Fran Harris recalls a time when 8,000 or more spectators typically gathered at the Erwin Center to watch the Longhorns women’s basketball team.
Longhorns coach Jody Conradt and UT women’s athletic director Donna Lopiano fashioned a blueprint that made Texas a basketball giant that won games and filled seats. In 1986, Texas became the first NCAA champion to finish the season undefeated.
Nearly 30 years later, fourth-year Longhorns coach Karen Aston is doing her part to re-establish Texas as a women’s hoops power. The Longhorns reached the Sweet 16 last season, have opened this season with a 7-0 record and recently signed the No. 2-ranked recruiting class in the country.
Now, will a fan base that dwindled to an announced 3,385 fans a game last season return to see a winning team on the court?

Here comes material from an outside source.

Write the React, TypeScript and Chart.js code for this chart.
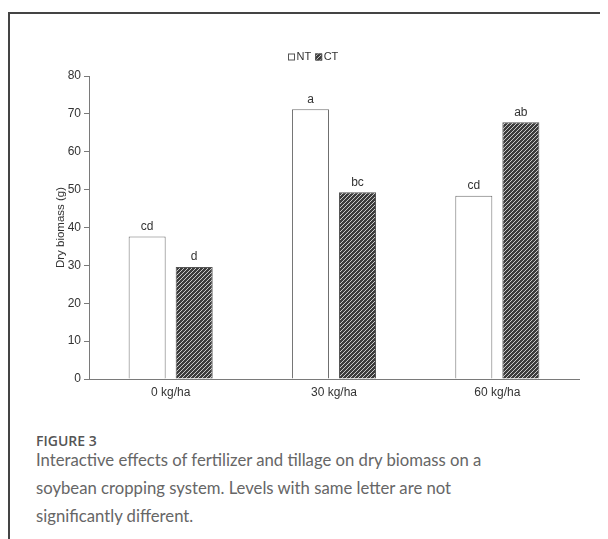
import React, { useEffect, useRef } from "react";
import { Chart, registerables } from "chart.js";

Chart.register(...registerables);

const categories = ["0 kg/ha", "30 kg/ha", "60 kg/ha"];
const seriesNames = ["NT", "CT"];
const ntValues = [37.6, 71.2, 48.4];
const ctValues = [29.6, 49.3, 67.8];
const ntLetters = ["cd", "a", "cd"];
const ctLetters = ["d", "bc", "ab"];
const yTicks = [0, 10, 20, 30, 40, 50, 60, 70, 80];
const yTitle = "Dry biomass (g)";
const figureLabel = "FIGURE 3";
const captionLines = [
  "Interactive effects of fertilizer and tillage on dry biomass on a",
  "soybean cropping system. Levels with same letter are not",
  "significantly different.",
];

const AXIS = "#7a7a7a";
const TEXT = "#333333";
const FONT = "'Liberation Sans', Arial, sans-serif";

function makeHatch(): CanvasPattern | string {
  const c = document.createElement("canvas");
  c.width = 4;
  c.height = 4;
  const g = c.getContext("2d");
  if (!g) return "#666";
  g.fillStyle = "#3c3c3c";
  g.fillRect(0, 0, 4, 4);
  g.strokeStyle = "#c8c8c8";
  g.lineWidth = 1;
  g.beginPath();
  g.moveTo(-1, 5);
  g.lineTo(5, -1);
  g.moveTo(-1, 1);
  g.lineTo(1, -1);
  g.moveTo(3, 5);
  g.lineTo(5, 3);
  g.stroke();
  const ctx = document.createElement("canvas").getContext("2d");
  const p = ctx ? ctx.createPattern(c, "repeat") : null;
  return p || "#666";
}

export default function App() {
  const ref = useRef<HTMLCanvasElement | null>(null);

  useEffect(() => {
    if (!ref.current) return;
    const hatch = makeHatch();
    const letters = [ntLetters, ctLetters];

    const extras = {
      id: "extras",
      afterDatasetsDraw(chart: any) {
        const ctx = chart.ctx;
        ctx.save();
        ctx.font = `12px ${FONT}`;
        ctx.fillStyle = TEXT;
        ctx.textAlign = "center";
        ctx.textBaseline = "bottom";
        chart.data.datasets.forEach((ds: any, di: number) => {
          const meta = chart.getDatasetMeta(di);
          meta.data.forEach((bar: any, i: number) => {
            ctx.fillText(letters[di][i], bar.x, bar.y - 4);
          });
        });
        // y title
        const ca = chart.chartArea;
        ctx.save();
        ctx.font = `11.5px ${FONT}`;
        ctx.translate(53, (ca.top + ca.bottom) / 2);
        ctx.rotate(-Math.PI / 2);
        ctx.textBaseline = "middle";
        ctx.fillText(yTitle, 0, 0);
        ctx.restore();
        // legend
        ctx.font = `11px ${FONT}`;
        ctx.textAlign = "left";
        ctx.textBaseline = "middle";
        const ly = 45;
        let lx = 280;
        chart.data.datasets.forEach((ds: any) => {
          ctx.fillStyle = ds.backgroundColor;
          ctx.fillRect(lx, ly - 3.5, 7, 7);
          ctx.strokeStyle = "#555";
          ctx.lineWidth = 1;
          ctx.strokeRect(lx + 0.5, ly - 3, 6, 6);
          ctx.fillStyle = TEXT;
          ctx.fillText(ds.label, lx + 8.5, ly);
          lx += 8.5 + ctx.measureText(ds.label).width + 4;
        });
        ctx.restore();
      },
    };

    const chart = new Chart(ref.current, {
      type: "bar",
      data: {
        labels: categories,
        datasets: [
          {
            label: seriesNames[0],
            data: ntValues,
            backgroundColor: "#ffffff",
            borderColor: "#6e6e6e",
            borderWidth: 1,
            categoryPercentage: 0.576,
            barPercentage: 0.787,
          },
          {
            label: seriesNames[1],
            data: ctValues,
            backgroundColor: hatch as any,
            borderColor: "#555555",
            borderWidth: 1,
            categoryPercentage: 0.576,
            barPercentage: 0.787,
          },
        ],
      },
      options: {
        animation: false,
        responsive: false,
        devicePixelRatio: 1,
        layout: { padding: { top: 64, left: 0, right: 29, bottom: 0 } },
        plugins: {
          legend: { display: false },
          tooltip: { enabled: false },
        },
        scales: {
          x: {
            grid: { display: false, drawTicks: false },
            border: { display: true, color: AXIS, width: 1 },
            ticks: { color: TEXT, font: { family: FONT, size: 12 }, padding: 6 },
            afterFit: (s: any) => {
              s.height = 33;
            },
          },
          y: {
            min: 0,
            max: 80,
            afterBuildTicks: (s: any) => {
              s.ticks = yTicks.map((v) => ({ value: v }));
            },
            grid: {
              display: true,
              drawOnChartArea: false,
              drawTicks: true,
              tickLength: 5,
              color: AXIS,
            },
            border: { display: true, color: AXIS, width: 1 },
            ticks: { color: TEXT, font: { family: FONT, size: 12 }, padding: 3 },
            afterFit: (s: any) => {
              s.width = 81;
            },
          },
        },
      },
      plugins: [extras],
    });
    return () => chart.destroy();
  }, []);

  return (
    <div style={{ position: "relative", width: 600, height: 531, overflow: "hidden" }}>
      <div
        style={{
          position: "absolute",
          left: 0,
          top: 4,
          width: 800,
          height: 800,
          borderLeft: "2px solid #444",
          borderTop: "2px solid #444",
          boxSizing: "border-box",
        }}
      />
      <canvas
        ref={ref}
        width={600}
        height={400}
        style={{ position: "absolute", left: 0, top: 4, width: 600, height: 400 }}
      />
      <div
        style={{
          position: "absolute",
          left: 28,
          top: 424,
          fontFamily: "'Open Sans', sans-serif",
          fontWeight: 600,
          fontSize: 14,
          color: "#555",
          lineHeight: "18px",
        }}
      >
        {figureLabel}
      </div>
      <div
        style={{
          position: "absolute",
          left: 28,
          top: 438,
          fontFamily: "Lato, sans-serif",
          fontSize: 16.7,
          color: "#666",
          lineHeight: "28px",
          whiteSpace: "nowrap",
        }}
      >
        {captionLines.map((l, i) => (
          <div key={i}>{l}</div>
        ))}
      </div>
    </div>
  );
}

“When we become really cool and hot and the place to be again, selling the product is going to be easier to do,” said Harris, who played for Conradt’s championship squad in 1986 and became coordinator of community engagement for the Texas women’s program in August of 2014.
Probable starting lineups
Harris directs a new initiative called “Paint The Town Burnt Orange.” She describes it as a “grass-roots” campaign to lure fans back to the Erwin Center “by any means necessary.”
While fifth-ranked Texas, which faces No. 14 Stanford at noon Sunday inside the Erwin Center, has seen its attendance drop steadily for 20 years, other women’s programs are thriving. South Carolina led the nation last season, drawing an average crowd of 12,293. The Gamecocks were followed by Tennessee (10,375), Louisville (9,515), Iowa State (9,289) and Notre Dame (8,544). Texas ranked 31st.
Harris, her team of marketing strategists and Longhorns coaches have pounded the pavement since September, “telling the story of Texas women’s basketball” to everyone they meet. They have gone to churches, elementary and middle schools, UT classes, meetings of civic groups and small businesses.
“I was talking to someone at Starbucks, and he said he’d read in the newspaper that the basketball team was doing well,” said Harris, who carries pocket schedules and team posters to distribute across the area. “Women’s basketball is built with personal touch. A grip-and-grin approach is what I do.”
Aston has often said that the successful of her team is paramount in getting fans to come out. This year’s team has done its part, beating No. 4 Tennessee and No. 9 Mississippi State in recent weeks.
The coach also has suggested that Texas play a game or two every year at old Gregory Gym, a cozy 4,000-seat facility that would create an intimidating atmosphere.
“We’ve got good fans, and they’re really supportive of us,” said senior point guard Celina Rodrigo. “It would be nice if we could just get more of them to watch us.”
Texas would love to duplicate the crowd of 7,582 fans who attended a victory over Northwestern State on Nov. 18. The players said they were energized by the roughly 5,200 elementary and middle school students who were on hand as part of UT’s annual “Forty Acres Field Trip.”
In contrast, the average crowd for the rest of UT’s home games this season has been 2,663.
Harris, who played for Texas from 1982-86, said she has leaned on Conradt for advice. Under Conradt, who became the Longhorns’ coach in 1976, Texas’ attendance peaked during the 1988-89 season, when the Longhorns drew an average of 8,148 fans per game.
“Jody said that to reach the people, you have to spread the gospel of Texas women’s basketball and everyone has to become an evangelist,” Harris said.
Harris equated her mission to that of the employees at Costco who offer samples of food to customers.
“Once I try their chicken on a toothpick, I’ve got to go back and buy the whole chicken,” Harris joked.
“With this, it’s like I’m trying to sell Texas women’s basketball on a toothpick.”